Return nothing but the lines from the one with "Output the web" through the one with "var arcs = pie(values);" in the data below, word for word and without pictures.

·····

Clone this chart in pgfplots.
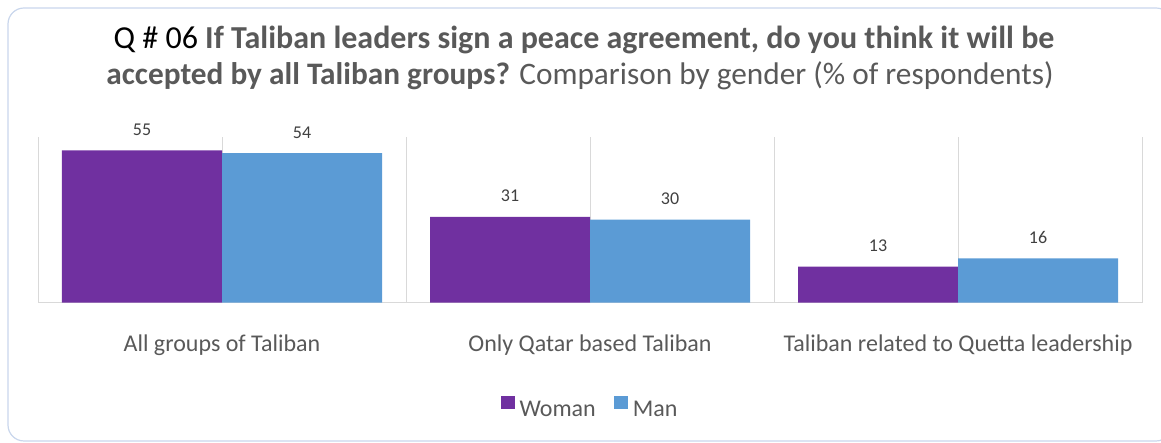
\documentclass[border=0pt]{standalone}
\usepackage{fontspec}
\setmainfont{Carlito}
\usepackage{pgfplots}
\pgfplotsset{compat=1.18}
\definecolor{woman}{HTML}{7030A0}
\definecolor{man}{HTML}{5B9BD5}
\definecolor{txt}{HTML}{595959}
\definecolor{lbl}{HTML}{404040}
\definecolor{gridc}{HTML}{D9D9D9}
\definecolor{framec}{HTML}{C9D6EC}
\begin{document}
\begin{tikzpicture}[x=1pt,y=1pt]
\path[use as bounding box] (0,0) rectangle (1161,443);
\draw[framec, line width=1.2pt, rounded corners=16pt] (8,2) rectangle (1172,435);
\node[font=\fontsize{32}{38}\selectfont, color=txt] at (584,403) {{\color{black}Q \# 06} \textbf{If Taliban leaders sign a peace agreement, do you think it will be}};
\node[font=\fontsize{31.3}{38}\selectfont, color=txt] at (580,367) {\textbf{accepted by all Taliban groups?} Comparison by gender (\% of respondents)};
\begin{axis}[
  at={(38pt,140.4pt)}, anchor=south west,
  scale only axis, width=1104pt, height=166pt,
  xmin=-0.5, xmax=2.5, ymin=0, ymax=60,
  ybar=0pt, bar width=160pt,
  axis x line=bottom, axis y line=none,
  x axis line style={gridc, line width=1pt, -},
  xtick={0,1,2},
  xticklabels={All groups of Taliban, Only Qatar based Taliban, Taliban related to Quetta leadership},
  minor xtick={-0.5,0.5,1.5,2.5},
  xmajorgrids, xminorgrids,
  major grid style={gridc, line width=0.8pt},
  minor grid style={gridc, line width=1pt},
  major tick length=0pt, minor tick length=0pt,
  xticklabel style={font=\fontsize{24}{28}\selectfont, color=txt, anchor=base, yshift=-49pt},
  /pgf/number format/assume math mode=true,
  nodes near coords,
  every node near coord/.append style={font=\fontsize{18}{22}\selectfont, color=lbl, anchor=base, yshift=15pt},
  clip=false,
  legend columns=2,
  legend style={at={(0.5,-0.635)}, anchor=center, draw=none, fill=none,
    font=\fontsize{24}{28}\selectfont, text=txt,
    /tikz/every even column/.append style={column sep=16pt}},
  legend image code/.code={\fill[#1] (0pt,0pt) rectangle (14pt,13pt); \path (17pt,0pt);},
]
\addplot[fill=woman, draw=none] coordinates {(0,55) (1,31) (2,13)};
\addplot[fill=man, draw=none] coordinates {(0,54) (1,30) (2,16)};
\legend{Woman, Man}
\end{axis}
\end{tikzpicture}
\end{document}
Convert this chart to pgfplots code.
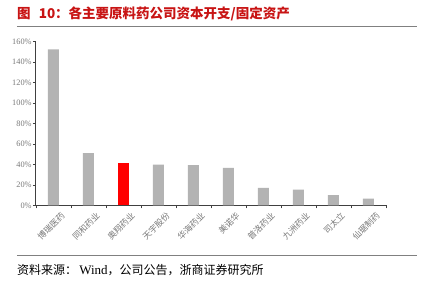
\documentclass[border=0pt]{standalone}
\usepackage{pgfplots}
\pgfplotsset{compat=1.18}
\usepackage{fontspec}
\setmainfont{Liberation Serif}
\newfontfamily\cjk{Noto Sans CJK SC}
\definecolor{titlered}{RGB}{200,20,20}
\definecolor{bargray}{RGB}{179,179,179}
\definecolor{tickgray}{RGB}{120,120,120}
\definecolor{linegray}{RGB}{128,128,128}
\begin{document}
\begin{tikzpicture}
\path[use as bounding box] (-53.3pt,-86.7pt) rectangle (371.7pt,205.3pt);
\begin{axis}[
  at={(0pt,0pt)}, anchor=origin,
  scale only axis, width=350pt, height=164pt,
  xmin=-0.5, xmax=9.5, ymin=0, ymax=160,
  axis x line=bottom, axis y line=left,
  axis line style={-, draw=black!75, line width=0.6pt},
  ytick={0,20,...,160},
  yticklabel={\pgfmathprintnumber{\tick}\%},
  yticklabel style={font=\fontsize{8.3}{9}\selectfont, color=tickgray, inner sep=1pt},
  /pgf/number format/assume math mode=true,
  tick align=outside,
  major tick length=3pt,
  tick style={draw=black!75, line width=0.5pt},
  xtick={0,...,9},
  x tick style={draw=none},
  minor xtick={-0.5,0.5,...,9.5},
  minor x tick style={draw=black!75, line width=0.5pt},
  minor tick length=3pt,
  xticklabels={博瑞医药,同和药业,奥翔药业,天宇股份,华海药业,美诺华,普洛药业,九洲药业,司太立,仙琚制药},
  xticklabel style={font=\cjk\fontsize{8.5}{9}\selectfont, color=tickgray, rotate=45, anchor=north east, inner sep=1pt, yshift=-6pt, xshift=4pt},
  ybar, bar width=11pt,
  enlarge x limits=false,
  clip=false,
]
\addplot[fill=bargray, draw=none, bar shift=0pt] coordinates {(0,152.2) (1,51) (3,39.6) (4,39.3) (5,36.4) (6,16.9) (7,15.2) (8,10) (9,6.4)};
\addplot[fill=red, draw=none, bar shift=0pt] coordinates {(2,41.6)};
\end{axis}
\node[anchor=west, inner sep=0pt, text=titlered] at (-36.3pt,191.3pt) {\cjk\bfseries\fontsize{13.5}{14}\selectfont 图\hspace{0.6em}10：各主要原料药公司资本开支/固定资产};
\draw[linegray, line width=1.2pt] (-36.3pt,178.6pt) -- (363.4pt,178.6pt);
\draw[linegray, line width=0.8pt] (-36.3pt,-50.4pt) -- (363.4pt,-50.4pt);
\node[anchor=west, inner sep=0pt] at (-36.3pt,-64.7pt) {\cjk\fontsize{12}{13}\selectfont 资料来源：{\rmfamily\fontsize{13}{14}\selectfont\,Wind}，公司公告，浙商证券研究所};
\end{tikzpicture}
\end{document}
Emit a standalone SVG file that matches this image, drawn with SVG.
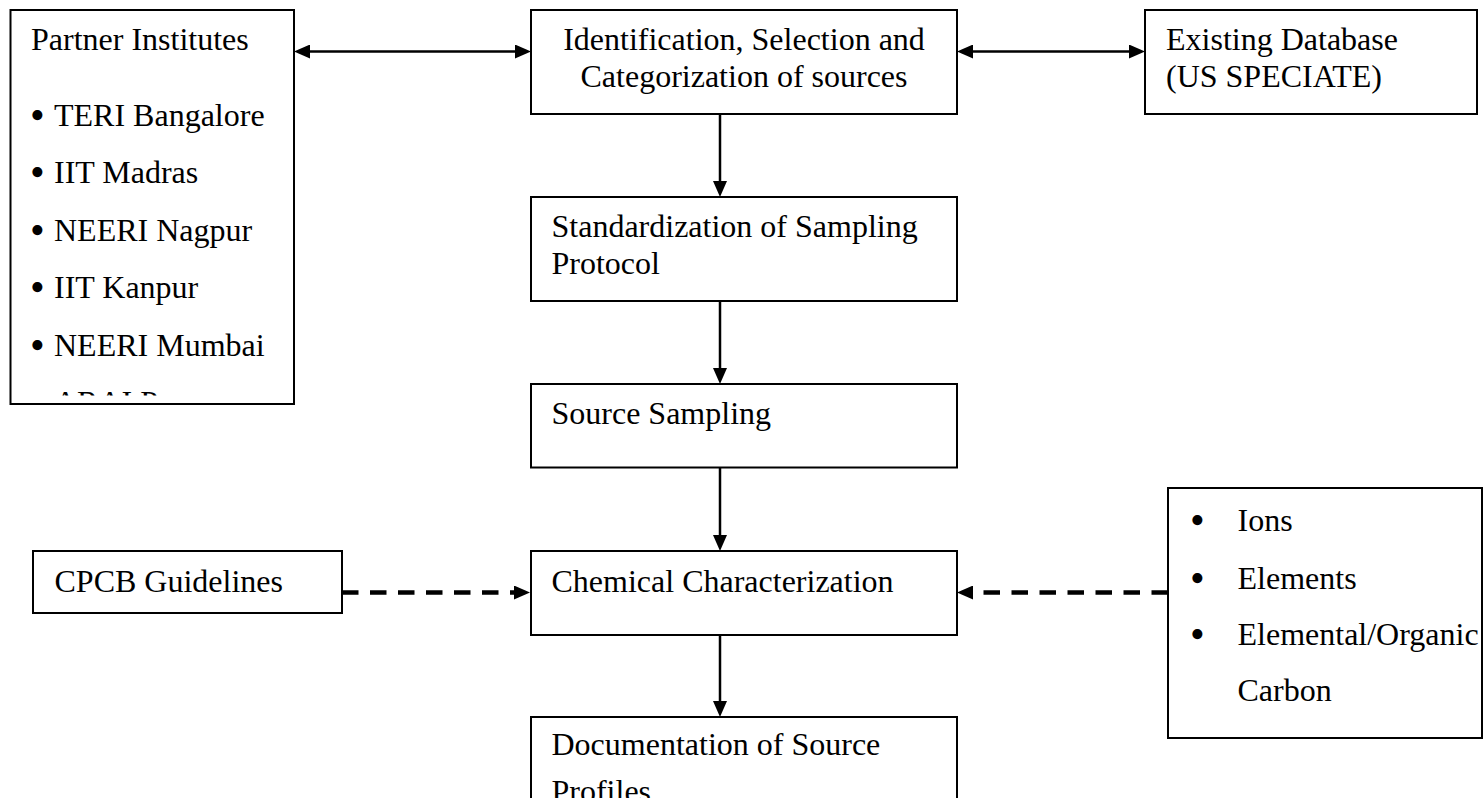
<svg xmlns="http://www.w3.org/2000/svg" width="1484" height="798" viewBox="0 0 1484 798">
<defs>
<style>
.box{fill:#fff;stroke:#000;stroke-width:2}
.t{font-family:"Liberation Serif","Times New Roman",serif;font-size:32px;fill:#000}
.b{font-family:"Liberation Serif","Times New Roman",serif;font-size:42px;fill:#000}
.c{text-anchor:middle}
.solid{stroke:#000;stroke-width:2.5;fill:none}
.dash{stroke:#000;stroke-width:4.5;fill:none;stroke-dasharray:16.5 11.5}
</style>
<marker id="ah" viewBox="0 0 16 14" refX="8" refY="7" markerWidth="16" markerHeight="14" markerUnits="userSpaceOnUse" orient="auto-start-reverse">
<path d="M0,0 L16,7 L0,14 z" fill="#000"/>
</marker>
<clipPath id="pclip"><rect x="0" y="0" width="300" height="395.5"/></clipPath>
</defs>
<rect x="0" y="0" width="1484" height="798" fill="#fff"/>

<g id="connectors">
<line class="solid" x1="302" y1="51.5" x2="523" y2="51.5" marker-start="url(#ah)" marker-end="url(#ah)"/>
<line class="solid" x1="965" y1="51.5" x2="1137" y2="51.5" marker-start="url(#ah)" marker-end="url(#ah)"/>
<line class="solid" x1="720" y1="114" x2="720" y2="189" marker-end="url(#ah)"/>
<line class="solid" x1="720" y1="301" x2="720" y2="376" marker-end="url(#ah)"/>
<line class="solid" x1="720" y1="467.5" x2="720" y2="543" marker-end="url(#ah)"/>
<line class="solid" x1="720" y1="635" x2="720" y2="709" marker-end="url(#ah)"/>
<line class="dash" x1="342" y1="592.5" x2="522" y2="592.5" marker-end="url(#ah)"/>
<line class="dash" x1="1168" y1="592.5" x2="965" y2="592.5" marker-end="url(#ah)"/>
</g>

<g id="partner">
<rect class="box" x="10.5" y="10" width="283.5" height="394"/>
<g clip-path="url(#pclip)">
<text class="t" x="31" y="50">Partner Institutes</text>
<text class="b" x="30" y="129">•</text><text class="t" x="54" y="126">TERI Bangalore</text>
<text class="b" x="30" y="186.4">•</text><text class="t" x="54" y="183.4">IIT Madras</text>
<text class="b" x="30" y="243.8">•</text><text class="t" x="54" y="240.8">NEERI Nagpur</text>
<text class="b" x="30" y="301.2">•</text><text class="t" x="54" y="298.2">IIT Kanpur</text>
<text class="b" x="30" y="358.6">•</text><text class="t" x="54" y="355.6">NEERI Mumbai</text>
<text class="b" x="30" y="416">•</text><text class="t" x="54" y="413">ARAI Pune</text>
</g>
</g>

<g id="identification">
<rect class="box" x="531" y="10" width="426" height="104"/>
<text class="t c" x="744" y="50">Identification, Selection and</text>
<text class="t c" x="744" y="86.8">Categorization of sources</text>
</g>

<g id="database">
<rect class="box" x="1145" y="10" width="332" height="104"/>
<text class="t" x="1166" y="50">Existing Database</text>
<text class="t" x="1166" y="86.8">(US SPECIATE)</text>
</g>

<g id="standardization">
<rect class="box" x="531" y="197" width="426" height="104"/>
<text class="t" x="551.5" y="237">Standardization of Sampling</text>
<text class="t" x="551.5" y="274">Protocol</text>
</g>

<g id="sampling">
<rect class="box" x="531" y="384" width="426" height="83.5"/>
<text class="t" x="551.5" y="424.3">Source Sampling</text>
</g>

<g id="chemical">
<rect class="box" x="531" y="551" width="426" height="84"/>
<text class="t" x="551.5" y="591.7">Chemical Characterization</text>
</g>

<g id="cpcb">
<rect class="box" x="33" y="551" width="309" height="62"/>
<text class="t" x="54.5" y="591.7">CPCB Guidelines</text>
</g>

<g id="species">
<rect class="box" x="1168" y="488" width="314" height="250"/>
<text class="b" x="1190" y="534">•</text><text class="t" x="1237.5" y="531">Ions</text>
<text class="b" x="1190" y="592">•</text><text class="t" x="1237.5" y="589">Elements</text>
<text class="b" x="1190" y="648">•</text><text class="t" x="1237.5" y="645">Elemental/Organic</text>
<text class="t" x="1237.5" y="701">Carbon</text>
</g>

<g id="documentation">
<rect class="box" x="531" y="717" width="426" height="110"/>
<text class="t" x="551.5" y="755">Documentation of Source</text>
<text class="t" x="551.5" y="802">Profiles</text>
</g>
</svg>
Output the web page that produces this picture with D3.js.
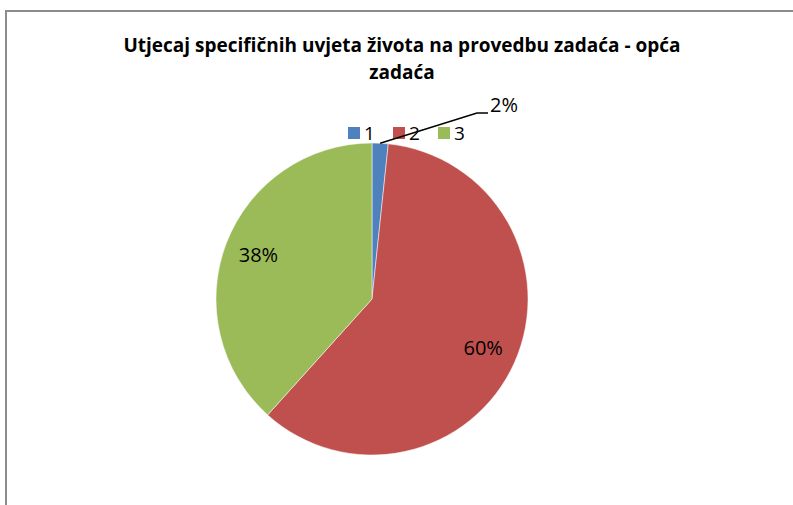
<!DOCTYPE html>
<html>
<head>
<meta charset="utf-8">
<script src="https://d3js.org/d3.v7.min.js"></script>
<style>
  body { margin: 0; background: #fff; }
  svg { display: block; }
</style>
</head>
<body>
<svg id="chart" width="793" height="505"></svg>
<script>
const width = 793;
const height = 505;

var titleLines = ["Utjecaj specifičnih uvjeta života na provedbu zadaća - opća", "zadaća"];
var categories = ["1", "2", "3"];
var values = [1, 36, 23];
var labels = ["2%", "60%", "38%"];
var colors = ["#4F81BD", "#C0504D", "#9BBB59"];

var svg = d3.select("#chart");

// chart border (only top and left are visible in the picture)
svg.append("path")
    .attr("d", "M6,505 L6,11 L793,11")
    .attr("fill", "none")
    .attr("stroke", "#8c8c8c")
    .attr("stroke-width", 2);

// title
var title = svg.append("text")
    .attr("text-anchor", "middle")
    .attr("font-family", "'Open Sans', sans-serif")
    .attr("font-weight", "bold")
    .attr("font-size", 19)
    .attr("fill", "#000");
title.selectAll("tspan")
    .data(titleLines)
    .enter()
    .append("tspan")
    .attr("x", 402)
    .attr("y", (d, i) => 52 + i * 27)
    .text(d => d);

// legend
var color = d3.scaleOrdinal().domain(categories).range(colors);
var legendX = d3.scalePoint().domain(categories).range([348, 438]);

var legend = svg.append("g").selectAll("g")
    .data(categories)
    .enter()
    .append("g")
    .attr("transform", d => "translate(" + legendX(d) + ",127)");
legend.append("rect")
    .attr("width", 12)
    .attr("height", 12)
    .attr("fill", d => color(d));
legend.append("text")
    .attr("x", 16)
    .attr("y", 13)
    .attr("font-family", "'Open Sans', sans-serif")
    .attr("font-size", 19)
    .text(d => d);

// pie
var cx = 372, cy = 299, r = 156;
var pie = d3.pie().sort(null).value(d => d);
var arc = d3.arc().innerRadius(0).outerRadius(r);
var arcs = pie(values);

var g = svg.append("g").attr("transform", "translate(" + cx + "," + cy + ")");
g.selectAll("path")
    .data(arcs)
    .enter()
    .append("path")
    .attr("d", arc)
    .attr("fill", (d, i) => colors[i])
    .attr("stroke", "#fff")
    .attr("stroke-width", 0.5);

// labels inside the bigger slices
var labelArc = d3.arc().innerRadius(r * 0.78).outerRadius(r * 0.78);
g.selectAll(".lbl")
    .data(arcs.slice(1))
    .enter()
    .append("text")
    .attr("class", "lbl")
    .attr("transform", d => "translate(" + labelArc.centroid(d) + ")")
    .attr("text-anchor", "middle")
    .attr("dy", "0.35em")
    .attr("font-family", "'Open Sans', sans-serif")
    .attr("font-size", 20)
    .text((d, i) => labels[i + 1]);

// outside label with leader line for the small slice
var small = arcs[0];
var mid = (small.startAngle + small.endAngle) / 2;
var edge = [Math.sin(mid) * r, -Math.cos(mid) * r];
g.append("polyline")
    .attr("points", [edge, [105, -186], [116, -186]].map(p => p.join(",")).join(" "))
    .attr("fill", "none")
    .attr("stroke", "#000")
    .attr("stroke-width", 1.5);
g.append("text")
    .attr("x", 118)
    .attr("y", -187)
    .attr("font-family", "'Open Sans', sans-serif")
    .attr("font-size", 20)
    .text(labels[0]);
</script>
</body>
</html>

·····

§ Complete answer:
Output the web page that produces this picture with D3.js.
<!DOCTYPE html>
<html>
<head>
<meta charset="utf-8">
<script src="https://d3js.org/d3.v7.min.js"></script>
<style>
  body { margin: 0; background: #fff; }
  svg { display: block; }
</style>
</head>
<body>
<svg id="chart" width="793" height="505"></svg>
<script>
const width = 793;
const height = 505;

var titleLines = ["Utjecaj specifičnih uvjeta života na provedbu zadaća - opća", "zadaća"];
var categories = ["1", "2", "3"];
var values = [1, 36, 23];
var labels = ["2%", "60%", "38%"];
var colors = ["#4F81BD", "#C0504D", "#9BBB59"];

var svg = d3.select("#chart");

// chart border (only top and left are visible in the picture)
svg.append("path")
    .attr("d", "M6,505 L6,11 L793,11")
    .attr("fill", "none")
    .attr("stroke", "#8c8c8c")
    .attr("stroke-width", 2);

// title
var title = svg.append("text")
    .attr("text-anchor", "middle")
    .attr("font-family", "'Open Sans', sans-serif")
    .attr("font-weight", "bold")
    .attr("font-size", 19)
    .attr("fill", "#000");
title.selectAll("tspan")
    .data(titleLines)
    .enter()
    .append("tspan")
    .attr("x", 402)
    .attr("y", (d, i) => 52 + i * 27)
    .text(d => d);

// legend
var color = d3.scaleOrdinal().domain(categories).range(colors);
var legendX = d3.scalePoint().domain(categories).range([348, 438]);

var legend = svg.append("g").selectAll("g")
    .data(categories)
    .enter()
    .append("g")
    .attr("transform", d => "translate(" + legendX(d) + ",127)");
legend.append("rect")
    .attr("width", 12)
    .attr("height", 12)
    .attr("fill", d => color(d));
legend.append("text")
    .attr("x", 16)
    .attr("y", 13)
    .attr("font-family", "'Open Sans', sans-serif")
    .attr("font-size", 19)
    .text(d => d);

// pie
var cx = 372, cy = 299, r = 156;
var pie = d3.pie().sort(null).value(d => d);
var arc = d3.arc().innerRadius(0).outerRadius(r);
var arcs = pie(values);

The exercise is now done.